Elsewhere, Chinese Foreign Ministry’s spokesperson Mao Ning says that China “hopes developed countries will shoulder their historical responsibilities, deliver on their commitments at an early date…and work for substantive progress in global climate governance”, reports Xinhua. She stresses that China will support “fellow” developing countries for climate response “under the frameworks of green Belt and Road and South-South cooperation”. The state-run newspaper China Daily quotes He Siyao, a climate research analyst at consultancy firm MSCI, saying immediate actions are necessary to address global warming “as any extreme warming scenario could lead to significant costs for listed companies and investors”, especially for the “utilities and energy sectors”. 

Finally, the state-run newspaper People’s Daily quotes Chen Liming, the “greater China chairman” of the World Economic Forum, saying that the “vigorous” development of clean energy in China holds “significant” importance for the world to address climate change and achieve sustainable development. China Daily has published a comment by Tang Xinhua, associate researcher at Tsinghua University, who writes that the US has continuously “eroded the cornerstone of climate governance”. He adds that the US will take advantage of COP28 to “force developing countries and developed countries to submit new ‘nationally determined contributions’ and bear the scale of losses and damages under the same standards, to achieve its goals of setting new rules on climate governance…Therefore, in the current US government’s climate foreign policy toward China, competition is far greater than cooperation.”

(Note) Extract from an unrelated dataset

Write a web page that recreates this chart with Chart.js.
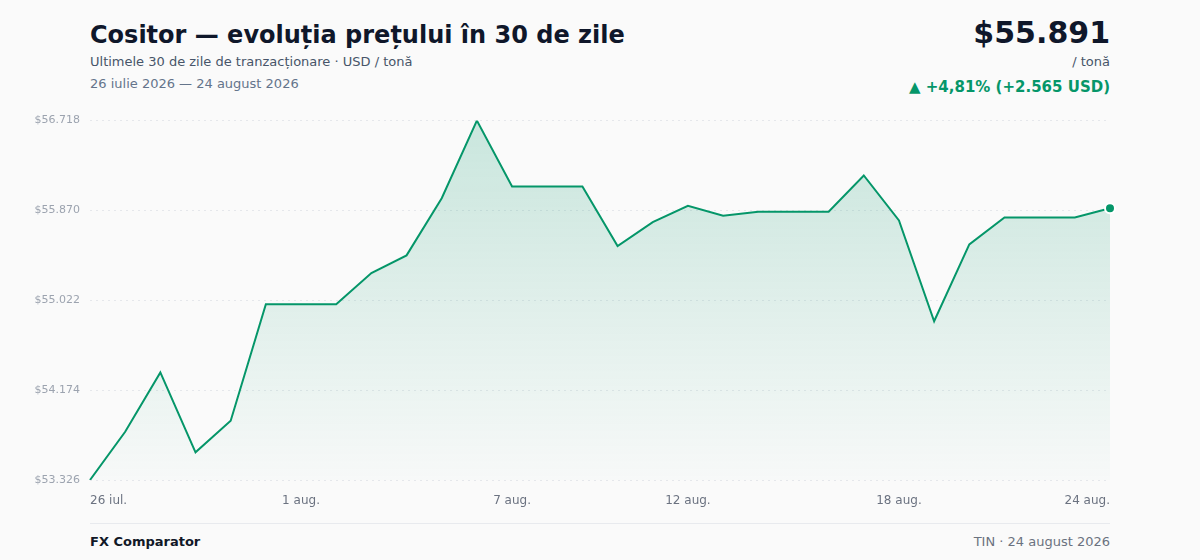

Climate and energy comment.

I am so tired of the careless West failing the global south on climate
Evening Standard Read Article

Writing in London’s Evening Standard, Nimco Ali begins: “At a drinks event before President Macron’s recent climate summit in Paris, the new Barbadian High Commissioner to London told me a startling fact: his country’s entire GDP could be wiped out by a single hurricane in just four hours…Such destructive hurricanes are now coming to the Caribbean more and more frequently. So fair play at least to Macron for taking the lead and convening an impressive line-up of people to talk about it in Paris. The summit, though, was a failure. And it’s one that should shame the West. Yes, there were successes on positive reforms, progress on debt and Prime Minister Mottley’s natural disaster ‘pause’ clauses (whereby loan repayments can be temporarily halted following natural disasters). But people in the global south – and our planet – need much more than that.” She concludes: “The next moment for real change will be the G20 in September where the UK and US, who were missing in action at this critical summit, can redeem themselves. It will take a lot of effort – and serious diplomatic work behind the scenes – but the consequences of failure are not worth thinking about. Hurricanes that wipe out an entire nation’s GDP would be just the start.”

New climate research.

Impact of deoxygenation and warming on global marine species in the 21st century
Biogeosciences Read Article

A new study looking at whether populations of marine species can be sustained with the projected warming and loss of oxygen in the world’s oceans in the 21st century finds that habitat viability decreases nearly everywhere. The researchers use environmental data from six comprehensive Earth system models to calculate an extended version of the ‘Aerobic Growth Index’ for 47 representative marine species. The findings suggest that while most species lose less than 5% of their contemporary habitat at 2C of warming, some species suffer 2-3 times greater losses. For most epipelagic species – those living in the sunlight-rich surface – habitat loss is driven by ocean warming. In the mesopelagic – or twilight – and demersal zones, decrease in dissolved oxygen is an additional factor, the paper explains.